Task description: A verbatim copy is needed of the lines from the one containing "Convert this chart to Chart.js code." down to the one containing "const ctx = document.getElementById('chart').getContext('2d');", inclusive. Print it with no pictures.

╭──

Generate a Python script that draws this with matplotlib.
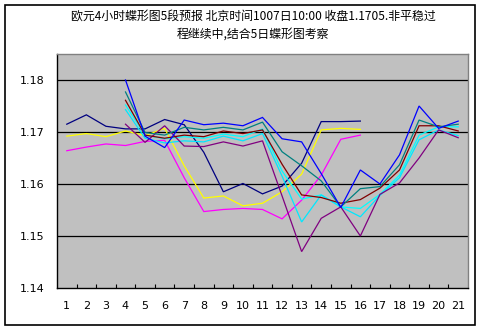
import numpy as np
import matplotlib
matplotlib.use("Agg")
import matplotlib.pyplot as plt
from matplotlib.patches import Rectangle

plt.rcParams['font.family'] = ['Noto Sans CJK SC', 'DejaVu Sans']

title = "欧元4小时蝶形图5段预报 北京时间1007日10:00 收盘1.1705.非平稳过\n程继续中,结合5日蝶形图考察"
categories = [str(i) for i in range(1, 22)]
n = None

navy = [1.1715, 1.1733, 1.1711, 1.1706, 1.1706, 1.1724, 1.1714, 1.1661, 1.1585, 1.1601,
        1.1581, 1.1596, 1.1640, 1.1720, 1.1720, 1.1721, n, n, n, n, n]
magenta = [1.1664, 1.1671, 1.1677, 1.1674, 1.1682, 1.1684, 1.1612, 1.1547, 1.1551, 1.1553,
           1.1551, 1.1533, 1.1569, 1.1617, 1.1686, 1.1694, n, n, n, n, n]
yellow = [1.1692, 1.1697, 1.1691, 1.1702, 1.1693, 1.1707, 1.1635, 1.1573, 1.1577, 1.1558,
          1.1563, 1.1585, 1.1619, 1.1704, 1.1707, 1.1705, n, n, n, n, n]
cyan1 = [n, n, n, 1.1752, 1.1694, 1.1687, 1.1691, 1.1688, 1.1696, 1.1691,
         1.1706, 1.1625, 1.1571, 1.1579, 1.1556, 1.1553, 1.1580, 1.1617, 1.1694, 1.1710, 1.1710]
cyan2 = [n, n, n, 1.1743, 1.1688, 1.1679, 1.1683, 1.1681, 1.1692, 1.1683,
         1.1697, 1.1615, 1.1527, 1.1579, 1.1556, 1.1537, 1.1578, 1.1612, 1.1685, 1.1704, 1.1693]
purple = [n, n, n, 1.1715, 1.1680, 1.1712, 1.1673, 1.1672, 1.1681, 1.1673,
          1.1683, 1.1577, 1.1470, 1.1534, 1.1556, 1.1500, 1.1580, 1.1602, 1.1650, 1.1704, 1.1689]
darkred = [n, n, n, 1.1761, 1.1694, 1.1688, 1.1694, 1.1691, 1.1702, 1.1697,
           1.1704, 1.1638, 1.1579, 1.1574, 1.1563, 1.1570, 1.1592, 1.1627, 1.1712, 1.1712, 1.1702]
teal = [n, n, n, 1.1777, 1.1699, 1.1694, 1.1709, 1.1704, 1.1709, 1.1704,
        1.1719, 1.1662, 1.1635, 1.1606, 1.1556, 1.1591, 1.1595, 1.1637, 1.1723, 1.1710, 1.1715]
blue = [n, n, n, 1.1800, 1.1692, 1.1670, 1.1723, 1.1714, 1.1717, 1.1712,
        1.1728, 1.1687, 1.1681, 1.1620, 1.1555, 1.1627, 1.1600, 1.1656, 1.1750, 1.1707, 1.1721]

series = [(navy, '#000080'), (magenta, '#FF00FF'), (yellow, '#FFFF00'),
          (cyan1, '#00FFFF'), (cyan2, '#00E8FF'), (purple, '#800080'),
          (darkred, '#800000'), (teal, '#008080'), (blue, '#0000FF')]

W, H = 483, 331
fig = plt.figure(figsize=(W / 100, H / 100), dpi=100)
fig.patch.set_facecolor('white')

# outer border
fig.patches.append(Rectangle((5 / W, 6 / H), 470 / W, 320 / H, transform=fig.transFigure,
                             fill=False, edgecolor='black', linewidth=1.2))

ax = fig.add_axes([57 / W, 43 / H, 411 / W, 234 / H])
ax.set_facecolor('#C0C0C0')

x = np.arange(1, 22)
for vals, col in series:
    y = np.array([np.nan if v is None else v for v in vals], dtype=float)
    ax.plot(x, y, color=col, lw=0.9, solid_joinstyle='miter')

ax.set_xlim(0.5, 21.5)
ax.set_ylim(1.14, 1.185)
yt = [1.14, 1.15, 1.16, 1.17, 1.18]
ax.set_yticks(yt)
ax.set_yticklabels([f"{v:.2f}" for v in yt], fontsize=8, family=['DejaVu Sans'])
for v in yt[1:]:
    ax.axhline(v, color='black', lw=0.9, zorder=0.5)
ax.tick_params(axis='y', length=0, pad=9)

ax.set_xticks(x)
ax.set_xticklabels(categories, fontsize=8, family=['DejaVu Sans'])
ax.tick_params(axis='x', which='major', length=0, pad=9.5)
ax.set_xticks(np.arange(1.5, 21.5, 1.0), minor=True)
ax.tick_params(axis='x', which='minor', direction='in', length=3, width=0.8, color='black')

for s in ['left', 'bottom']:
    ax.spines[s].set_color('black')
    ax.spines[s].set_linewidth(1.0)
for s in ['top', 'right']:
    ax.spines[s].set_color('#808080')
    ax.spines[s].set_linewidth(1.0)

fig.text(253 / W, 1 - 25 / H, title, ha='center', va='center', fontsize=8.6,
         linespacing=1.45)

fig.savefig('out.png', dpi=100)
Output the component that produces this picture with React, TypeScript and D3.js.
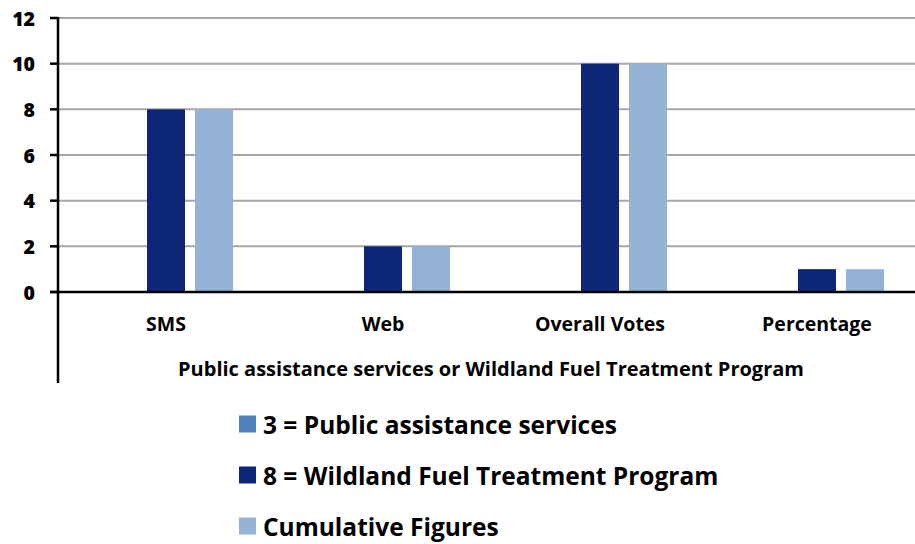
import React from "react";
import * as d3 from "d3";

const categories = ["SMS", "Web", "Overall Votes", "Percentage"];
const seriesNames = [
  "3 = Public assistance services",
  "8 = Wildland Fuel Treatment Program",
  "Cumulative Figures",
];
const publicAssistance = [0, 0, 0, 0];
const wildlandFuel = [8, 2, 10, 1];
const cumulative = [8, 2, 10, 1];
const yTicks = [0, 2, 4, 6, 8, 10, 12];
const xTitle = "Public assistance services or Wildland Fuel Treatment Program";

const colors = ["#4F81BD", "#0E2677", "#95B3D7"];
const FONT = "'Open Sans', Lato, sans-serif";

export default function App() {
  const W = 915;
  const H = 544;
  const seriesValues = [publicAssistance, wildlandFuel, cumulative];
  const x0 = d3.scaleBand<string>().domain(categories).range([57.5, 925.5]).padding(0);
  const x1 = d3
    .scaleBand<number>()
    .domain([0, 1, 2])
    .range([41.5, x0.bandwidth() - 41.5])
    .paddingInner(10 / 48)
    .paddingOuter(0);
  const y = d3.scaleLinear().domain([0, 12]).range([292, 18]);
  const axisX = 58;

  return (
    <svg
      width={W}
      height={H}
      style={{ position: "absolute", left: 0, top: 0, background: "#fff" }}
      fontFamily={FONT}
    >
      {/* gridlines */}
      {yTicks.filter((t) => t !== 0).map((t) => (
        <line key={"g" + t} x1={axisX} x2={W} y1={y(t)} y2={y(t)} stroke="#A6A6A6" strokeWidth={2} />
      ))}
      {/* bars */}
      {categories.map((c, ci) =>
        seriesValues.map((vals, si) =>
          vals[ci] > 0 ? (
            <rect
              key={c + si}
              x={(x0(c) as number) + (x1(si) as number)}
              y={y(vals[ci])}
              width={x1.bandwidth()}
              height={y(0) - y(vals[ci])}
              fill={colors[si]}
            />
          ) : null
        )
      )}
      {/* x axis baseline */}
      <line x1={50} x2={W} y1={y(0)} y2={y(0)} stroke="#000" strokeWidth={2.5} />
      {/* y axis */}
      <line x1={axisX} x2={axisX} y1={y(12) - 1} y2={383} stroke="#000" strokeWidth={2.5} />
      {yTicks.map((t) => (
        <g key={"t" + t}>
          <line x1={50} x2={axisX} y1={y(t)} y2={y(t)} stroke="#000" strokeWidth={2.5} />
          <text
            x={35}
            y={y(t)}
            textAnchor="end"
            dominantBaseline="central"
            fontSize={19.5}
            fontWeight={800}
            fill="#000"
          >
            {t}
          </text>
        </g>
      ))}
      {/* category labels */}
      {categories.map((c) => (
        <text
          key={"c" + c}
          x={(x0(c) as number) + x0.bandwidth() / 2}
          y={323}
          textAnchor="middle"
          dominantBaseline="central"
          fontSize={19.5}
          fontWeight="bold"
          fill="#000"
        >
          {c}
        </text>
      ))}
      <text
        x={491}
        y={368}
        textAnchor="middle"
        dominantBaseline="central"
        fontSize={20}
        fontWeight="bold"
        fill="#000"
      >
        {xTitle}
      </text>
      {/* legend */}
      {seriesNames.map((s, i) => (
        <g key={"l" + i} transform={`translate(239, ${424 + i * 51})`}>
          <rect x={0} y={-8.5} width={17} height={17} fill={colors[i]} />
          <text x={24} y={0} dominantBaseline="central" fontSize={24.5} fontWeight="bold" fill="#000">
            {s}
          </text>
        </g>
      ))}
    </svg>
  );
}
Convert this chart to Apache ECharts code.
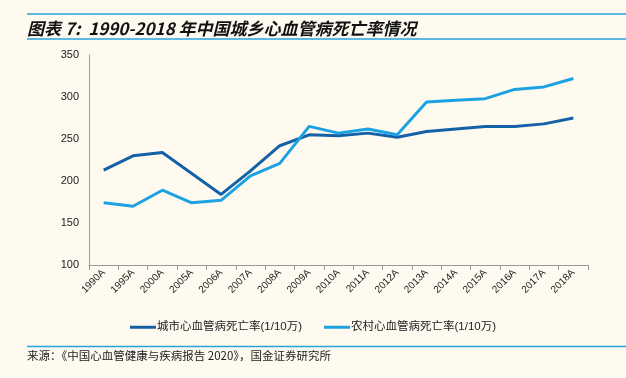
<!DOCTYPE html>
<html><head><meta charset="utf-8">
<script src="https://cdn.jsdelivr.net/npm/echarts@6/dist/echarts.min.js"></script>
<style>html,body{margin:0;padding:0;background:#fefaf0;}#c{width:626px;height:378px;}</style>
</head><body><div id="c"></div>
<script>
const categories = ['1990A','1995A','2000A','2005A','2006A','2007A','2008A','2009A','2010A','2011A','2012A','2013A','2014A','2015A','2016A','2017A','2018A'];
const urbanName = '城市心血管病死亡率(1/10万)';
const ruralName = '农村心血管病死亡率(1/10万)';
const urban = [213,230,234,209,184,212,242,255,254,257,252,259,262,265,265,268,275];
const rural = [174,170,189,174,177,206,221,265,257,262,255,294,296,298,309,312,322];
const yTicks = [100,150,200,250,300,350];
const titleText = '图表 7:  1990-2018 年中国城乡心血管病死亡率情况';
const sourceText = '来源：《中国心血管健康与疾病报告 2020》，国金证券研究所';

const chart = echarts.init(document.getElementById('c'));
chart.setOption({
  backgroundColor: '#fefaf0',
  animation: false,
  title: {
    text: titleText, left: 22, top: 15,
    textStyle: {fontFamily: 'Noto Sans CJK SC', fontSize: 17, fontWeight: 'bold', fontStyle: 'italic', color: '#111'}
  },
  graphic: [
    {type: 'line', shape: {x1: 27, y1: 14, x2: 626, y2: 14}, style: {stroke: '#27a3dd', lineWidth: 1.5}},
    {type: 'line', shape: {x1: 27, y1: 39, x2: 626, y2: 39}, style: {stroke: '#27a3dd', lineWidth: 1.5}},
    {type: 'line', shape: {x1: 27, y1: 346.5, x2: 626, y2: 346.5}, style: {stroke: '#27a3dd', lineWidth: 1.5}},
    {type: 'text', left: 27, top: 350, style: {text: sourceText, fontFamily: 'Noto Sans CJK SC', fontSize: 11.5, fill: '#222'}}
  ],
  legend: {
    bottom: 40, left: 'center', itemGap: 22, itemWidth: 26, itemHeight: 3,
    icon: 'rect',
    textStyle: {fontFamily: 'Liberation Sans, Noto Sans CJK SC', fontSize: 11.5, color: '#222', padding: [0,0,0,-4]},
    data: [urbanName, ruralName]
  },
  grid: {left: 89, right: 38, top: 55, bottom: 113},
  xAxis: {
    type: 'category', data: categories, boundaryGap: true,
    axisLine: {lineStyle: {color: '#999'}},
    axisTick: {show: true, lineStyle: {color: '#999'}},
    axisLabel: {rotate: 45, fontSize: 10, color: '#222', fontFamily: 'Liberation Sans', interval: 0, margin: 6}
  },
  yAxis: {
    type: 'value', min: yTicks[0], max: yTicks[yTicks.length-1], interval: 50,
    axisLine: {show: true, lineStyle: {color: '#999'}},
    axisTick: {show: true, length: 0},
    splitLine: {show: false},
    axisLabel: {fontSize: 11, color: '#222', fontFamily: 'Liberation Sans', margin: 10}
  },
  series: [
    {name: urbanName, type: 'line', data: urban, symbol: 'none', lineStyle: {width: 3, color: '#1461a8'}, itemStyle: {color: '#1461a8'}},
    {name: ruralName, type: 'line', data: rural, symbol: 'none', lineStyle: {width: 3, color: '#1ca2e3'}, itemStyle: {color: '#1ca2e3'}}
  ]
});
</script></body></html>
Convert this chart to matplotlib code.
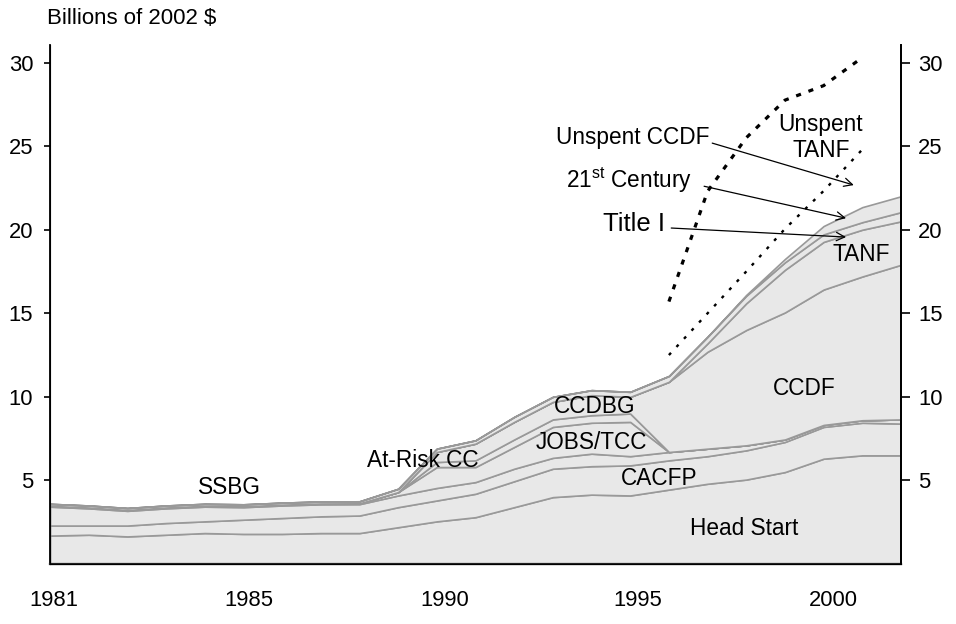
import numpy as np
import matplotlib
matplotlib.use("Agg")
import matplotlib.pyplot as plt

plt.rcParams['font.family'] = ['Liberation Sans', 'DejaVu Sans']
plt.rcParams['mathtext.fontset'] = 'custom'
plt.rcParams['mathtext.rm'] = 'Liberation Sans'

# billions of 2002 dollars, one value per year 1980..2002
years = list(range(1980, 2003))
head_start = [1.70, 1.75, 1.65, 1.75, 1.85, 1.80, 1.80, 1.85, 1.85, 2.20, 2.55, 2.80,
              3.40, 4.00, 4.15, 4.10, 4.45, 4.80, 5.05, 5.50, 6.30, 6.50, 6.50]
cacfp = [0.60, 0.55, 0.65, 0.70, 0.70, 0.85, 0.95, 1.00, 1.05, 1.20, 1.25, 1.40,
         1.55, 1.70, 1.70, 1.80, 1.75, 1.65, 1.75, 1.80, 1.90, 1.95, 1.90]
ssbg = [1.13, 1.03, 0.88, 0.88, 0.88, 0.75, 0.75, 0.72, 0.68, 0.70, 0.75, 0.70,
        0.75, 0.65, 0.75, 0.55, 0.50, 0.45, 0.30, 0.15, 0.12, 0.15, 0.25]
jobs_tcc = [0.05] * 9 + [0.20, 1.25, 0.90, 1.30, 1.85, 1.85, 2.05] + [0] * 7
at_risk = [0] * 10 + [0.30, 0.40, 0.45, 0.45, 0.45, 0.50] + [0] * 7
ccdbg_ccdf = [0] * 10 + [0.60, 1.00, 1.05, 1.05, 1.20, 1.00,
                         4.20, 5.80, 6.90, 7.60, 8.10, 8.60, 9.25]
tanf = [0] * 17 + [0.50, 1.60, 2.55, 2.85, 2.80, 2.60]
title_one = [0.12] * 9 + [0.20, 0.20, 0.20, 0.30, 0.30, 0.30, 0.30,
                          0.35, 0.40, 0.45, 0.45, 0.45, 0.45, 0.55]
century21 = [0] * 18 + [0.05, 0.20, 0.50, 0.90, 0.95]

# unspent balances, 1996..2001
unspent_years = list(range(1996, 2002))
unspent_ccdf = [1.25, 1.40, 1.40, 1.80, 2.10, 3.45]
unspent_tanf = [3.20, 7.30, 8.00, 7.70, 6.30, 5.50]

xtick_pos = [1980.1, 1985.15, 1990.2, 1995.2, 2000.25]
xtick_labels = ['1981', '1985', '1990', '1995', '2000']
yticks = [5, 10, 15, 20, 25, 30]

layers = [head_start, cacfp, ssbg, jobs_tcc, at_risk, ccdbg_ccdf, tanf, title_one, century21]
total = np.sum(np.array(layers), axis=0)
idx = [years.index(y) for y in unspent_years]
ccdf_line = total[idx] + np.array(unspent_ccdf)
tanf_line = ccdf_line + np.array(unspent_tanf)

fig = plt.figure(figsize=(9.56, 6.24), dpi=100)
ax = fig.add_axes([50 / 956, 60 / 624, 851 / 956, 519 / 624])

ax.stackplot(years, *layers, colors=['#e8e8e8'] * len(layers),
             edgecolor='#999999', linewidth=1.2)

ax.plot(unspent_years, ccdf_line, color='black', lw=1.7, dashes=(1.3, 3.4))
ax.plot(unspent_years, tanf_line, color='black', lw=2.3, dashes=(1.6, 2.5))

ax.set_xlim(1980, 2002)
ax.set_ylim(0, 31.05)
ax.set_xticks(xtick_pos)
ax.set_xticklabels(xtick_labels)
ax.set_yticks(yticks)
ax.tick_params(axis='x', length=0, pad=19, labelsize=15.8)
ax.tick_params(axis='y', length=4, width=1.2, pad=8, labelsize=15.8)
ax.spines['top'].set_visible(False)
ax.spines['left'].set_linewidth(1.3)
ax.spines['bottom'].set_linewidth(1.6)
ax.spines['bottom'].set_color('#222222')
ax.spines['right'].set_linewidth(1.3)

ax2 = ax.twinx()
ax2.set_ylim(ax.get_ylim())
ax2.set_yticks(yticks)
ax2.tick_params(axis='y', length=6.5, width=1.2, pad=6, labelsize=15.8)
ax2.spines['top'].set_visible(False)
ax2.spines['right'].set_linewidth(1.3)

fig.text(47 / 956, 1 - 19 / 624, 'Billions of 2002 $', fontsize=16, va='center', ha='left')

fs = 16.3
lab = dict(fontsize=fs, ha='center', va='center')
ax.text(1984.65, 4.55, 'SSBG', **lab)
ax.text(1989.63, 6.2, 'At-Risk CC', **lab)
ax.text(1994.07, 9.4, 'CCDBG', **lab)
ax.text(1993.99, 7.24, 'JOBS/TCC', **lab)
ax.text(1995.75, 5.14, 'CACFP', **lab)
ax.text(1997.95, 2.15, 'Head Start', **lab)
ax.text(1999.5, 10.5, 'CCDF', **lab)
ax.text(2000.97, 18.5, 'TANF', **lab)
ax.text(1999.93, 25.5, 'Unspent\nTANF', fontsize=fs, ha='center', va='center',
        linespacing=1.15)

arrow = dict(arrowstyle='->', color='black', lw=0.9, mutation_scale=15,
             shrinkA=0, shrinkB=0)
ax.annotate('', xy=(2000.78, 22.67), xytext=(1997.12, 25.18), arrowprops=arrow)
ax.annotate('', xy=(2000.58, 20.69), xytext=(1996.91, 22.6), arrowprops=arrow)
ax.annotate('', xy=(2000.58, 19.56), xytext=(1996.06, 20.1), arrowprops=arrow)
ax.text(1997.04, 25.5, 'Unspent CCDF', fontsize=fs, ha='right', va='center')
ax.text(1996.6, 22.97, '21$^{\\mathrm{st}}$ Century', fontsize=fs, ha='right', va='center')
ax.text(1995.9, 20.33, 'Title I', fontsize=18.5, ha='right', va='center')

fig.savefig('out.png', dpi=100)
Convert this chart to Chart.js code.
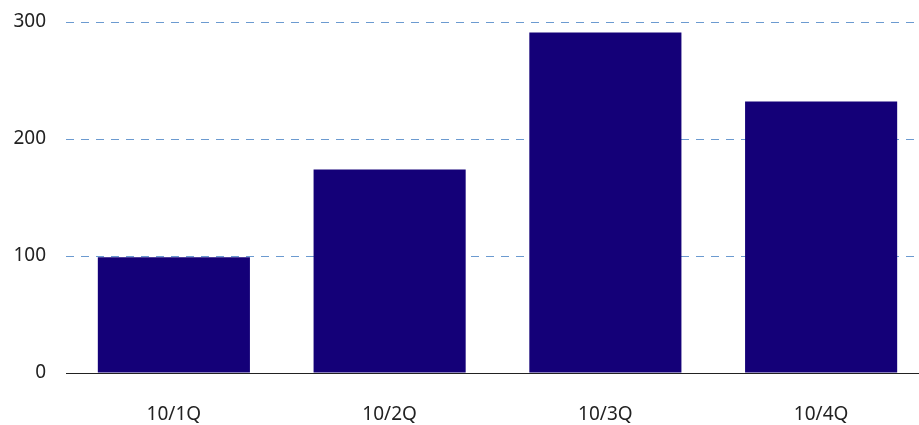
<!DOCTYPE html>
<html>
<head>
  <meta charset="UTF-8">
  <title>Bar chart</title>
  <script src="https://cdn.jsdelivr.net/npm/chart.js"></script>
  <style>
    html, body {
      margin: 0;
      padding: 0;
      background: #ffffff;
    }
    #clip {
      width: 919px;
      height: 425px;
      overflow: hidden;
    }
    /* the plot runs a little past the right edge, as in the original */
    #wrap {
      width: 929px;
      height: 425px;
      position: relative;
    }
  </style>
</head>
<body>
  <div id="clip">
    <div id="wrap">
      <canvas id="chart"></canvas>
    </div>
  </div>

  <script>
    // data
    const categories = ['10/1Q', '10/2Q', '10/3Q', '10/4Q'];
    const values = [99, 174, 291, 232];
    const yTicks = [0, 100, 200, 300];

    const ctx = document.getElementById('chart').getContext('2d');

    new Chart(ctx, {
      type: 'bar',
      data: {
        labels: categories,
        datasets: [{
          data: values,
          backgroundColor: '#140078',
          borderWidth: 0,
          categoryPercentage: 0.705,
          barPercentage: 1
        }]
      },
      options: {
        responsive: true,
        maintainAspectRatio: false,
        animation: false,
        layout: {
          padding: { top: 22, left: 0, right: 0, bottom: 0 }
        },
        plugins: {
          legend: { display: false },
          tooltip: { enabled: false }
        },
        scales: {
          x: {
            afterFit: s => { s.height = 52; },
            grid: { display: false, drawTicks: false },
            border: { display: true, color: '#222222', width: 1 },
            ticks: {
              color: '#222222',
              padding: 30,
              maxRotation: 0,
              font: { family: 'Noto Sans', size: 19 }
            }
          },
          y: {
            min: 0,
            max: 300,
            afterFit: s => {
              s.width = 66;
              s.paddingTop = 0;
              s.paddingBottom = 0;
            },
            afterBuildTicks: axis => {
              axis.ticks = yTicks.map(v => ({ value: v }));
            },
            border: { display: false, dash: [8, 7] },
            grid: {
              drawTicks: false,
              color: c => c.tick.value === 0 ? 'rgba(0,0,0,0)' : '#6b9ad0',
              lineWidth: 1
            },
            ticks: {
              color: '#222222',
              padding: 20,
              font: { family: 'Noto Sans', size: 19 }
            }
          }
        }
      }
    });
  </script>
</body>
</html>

╰──

Correct response:
Convert this chart to Chart.js code.
<!DOCTYPE html>
<html>
<head>
  <meta charset="UTF-8">
  <title>Bar chart</title>
  <script src="https://cdn.jsdelivr.net/npm/chart.js"></script>
  <style>
    html, body {
      margin: 0;
      padding: 0;
      background: #ffffff;
    }
    #clip {
      width: 919px;
      height: 425px;
      overflow: hidden;
    }
    /* the plot runs a little past the right edge, as in the original */
    #wrap {
      width: 929px;
      height: 425px;
      position: relative;
    }
  </style>
</head>
<body>
  <div id="clip">
    <div id="wrap">
      <canvas id="chart"></canvas>
    </div>
  </div>

  <script>
    // data
    const categories = ['10/1Q', '10/2Q', '10/3Q', '10/4Q'];
    const values = [99, 174, 291, 232];
    const yTicks = [0, 100, 200, 300];

    const ctx = document.getElementById('chart').getContext('2d');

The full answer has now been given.